**Data to use**
------------------------------------------------
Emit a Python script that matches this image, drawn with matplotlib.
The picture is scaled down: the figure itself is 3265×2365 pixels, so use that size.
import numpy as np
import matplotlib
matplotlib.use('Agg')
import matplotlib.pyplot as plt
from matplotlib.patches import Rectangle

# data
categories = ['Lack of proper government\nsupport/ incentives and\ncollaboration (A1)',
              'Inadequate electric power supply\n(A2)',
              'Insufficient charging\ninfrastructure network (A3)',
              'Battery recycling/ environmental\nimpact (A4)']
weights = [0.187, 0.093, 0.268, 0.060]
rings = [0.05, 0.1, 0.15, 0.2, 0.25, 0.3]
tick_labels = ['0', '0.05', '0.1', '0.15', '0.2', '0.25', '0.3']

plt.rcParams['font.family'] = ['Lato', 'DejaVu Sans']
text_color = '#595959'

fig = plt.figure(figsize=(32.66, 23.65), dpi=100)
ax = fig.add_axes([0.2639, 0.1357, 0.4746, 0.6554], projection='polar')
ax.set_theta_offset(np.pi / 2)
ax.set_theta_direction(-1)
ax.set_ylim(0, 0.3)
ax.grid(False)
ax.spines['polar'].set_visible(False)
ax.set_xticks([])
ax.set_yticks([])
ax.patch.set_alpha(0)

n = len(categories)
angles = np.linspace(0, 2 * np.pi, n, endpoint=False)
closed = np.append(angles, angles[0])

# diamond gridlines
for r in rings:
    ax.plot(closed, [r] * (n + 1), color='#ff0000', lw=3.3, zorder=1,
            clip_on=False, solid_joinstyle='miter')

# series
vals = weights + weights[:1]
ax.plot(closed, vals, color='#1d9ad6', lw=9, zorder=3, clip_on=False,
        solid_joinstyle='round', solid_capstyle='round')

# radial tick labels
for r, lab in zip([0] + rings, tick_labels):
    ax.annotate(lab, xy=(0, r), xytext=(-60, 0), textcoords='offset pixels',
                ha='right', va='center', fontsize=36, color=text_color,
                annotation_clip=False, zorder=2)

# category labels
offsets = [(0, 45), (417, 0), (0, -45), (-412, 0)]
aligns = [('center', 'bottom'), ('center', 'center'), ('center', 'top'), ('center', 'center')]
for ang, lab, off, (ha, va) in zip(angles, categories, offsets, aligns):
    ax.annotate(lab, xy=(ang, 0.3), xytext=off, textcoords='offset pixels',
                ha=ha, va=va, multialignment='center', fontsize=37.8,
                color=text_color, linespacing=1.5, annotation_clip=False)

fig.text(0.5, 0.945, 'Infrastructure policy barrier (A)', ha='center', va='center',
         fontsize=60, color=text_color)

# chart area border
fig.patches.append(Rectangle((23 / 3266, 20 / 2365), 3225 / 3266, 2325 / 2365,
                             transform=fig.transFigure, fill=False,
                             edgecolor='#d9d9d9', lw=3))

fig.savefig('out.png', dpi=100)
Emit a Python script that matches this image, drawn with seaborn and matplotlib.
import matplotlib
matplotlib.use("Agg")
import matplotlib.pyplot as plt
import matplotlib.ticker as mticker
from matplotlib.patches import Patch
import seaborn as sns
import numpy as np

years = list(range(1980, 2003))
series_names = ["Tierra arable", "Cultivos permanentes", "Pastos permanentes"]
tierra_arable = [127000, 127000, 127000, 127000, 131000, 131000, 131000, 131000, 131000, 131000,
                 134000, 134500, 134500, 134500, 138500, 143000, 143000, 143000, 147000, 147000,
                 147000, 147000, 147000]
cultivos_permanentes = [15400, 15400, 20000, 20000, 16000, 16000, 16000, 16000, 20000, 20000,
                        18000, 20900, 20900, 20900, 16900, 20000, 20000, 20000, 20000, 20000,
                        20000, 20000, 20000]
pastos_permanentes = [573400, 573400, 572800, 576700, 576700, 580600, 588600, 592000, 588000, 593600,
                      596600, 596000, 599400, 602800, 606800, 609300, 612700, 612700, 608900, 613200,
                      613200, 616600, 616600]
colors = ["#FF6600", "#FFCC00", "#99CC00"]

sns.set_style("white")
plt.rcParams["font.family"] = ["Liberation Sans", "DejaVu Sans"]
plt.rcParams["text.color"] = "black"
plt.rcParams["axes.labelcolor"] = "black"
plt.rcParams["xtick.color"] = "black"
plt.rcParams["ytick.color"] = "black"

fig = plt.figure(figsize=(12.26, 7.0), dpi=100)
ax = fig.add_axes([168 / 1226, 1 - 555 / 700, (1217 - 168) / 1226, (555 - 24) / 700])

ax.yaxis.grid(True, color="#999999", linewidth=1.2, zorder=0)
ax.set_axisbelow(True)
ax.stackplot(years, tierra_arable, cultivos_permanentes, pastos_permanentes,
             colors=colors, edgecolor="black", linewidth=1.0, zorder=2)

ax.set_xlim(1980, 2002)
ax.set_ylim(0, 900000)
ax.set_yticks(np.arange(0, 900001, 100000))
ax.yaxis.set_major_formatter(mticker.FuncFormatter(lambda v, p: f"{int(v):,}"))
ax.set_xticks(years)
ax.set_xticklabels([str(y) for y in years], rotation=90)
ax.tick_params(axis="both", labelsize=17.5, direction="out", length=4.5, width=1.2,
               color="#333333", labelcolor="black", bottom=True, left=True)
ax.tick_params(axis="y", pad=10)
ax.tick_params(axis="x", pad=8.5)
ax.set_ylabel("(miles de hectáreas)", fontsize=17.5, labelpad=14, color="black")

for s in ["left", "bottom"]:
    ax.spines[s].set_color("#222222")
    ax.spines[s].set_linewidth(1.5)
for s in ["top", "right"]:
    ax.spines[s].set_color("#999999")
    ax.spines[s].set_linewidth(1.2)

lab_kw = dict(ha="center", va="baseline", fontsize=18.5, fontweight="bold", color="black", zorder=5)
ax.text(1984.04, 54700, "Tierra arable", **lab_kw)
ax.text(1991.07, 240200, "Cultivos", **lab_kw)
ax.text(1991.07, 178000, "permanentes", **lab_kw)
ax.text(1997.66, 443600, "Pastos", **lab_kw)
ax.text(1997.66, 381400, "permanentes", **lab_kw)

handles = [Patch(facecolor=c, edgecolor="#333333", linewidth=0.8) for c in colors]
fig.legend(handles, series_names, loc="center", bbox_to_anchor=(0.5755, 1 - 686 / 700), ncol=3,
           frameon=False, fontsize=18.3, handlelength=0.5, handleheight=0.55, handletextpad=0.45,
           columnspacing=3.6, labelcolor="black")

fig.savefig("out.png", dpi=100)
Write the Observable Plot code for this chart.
------------------------------------------------
**The exercise**
Look over the listing. Pull out every line with the string "this" in it.

**The result**
Emit a Python script that matches this image, drawn with matplotlib.
Emit a Python script that matches this image, drawn with seaborn and matplotlib.
Write the Observable Plot code for this chart.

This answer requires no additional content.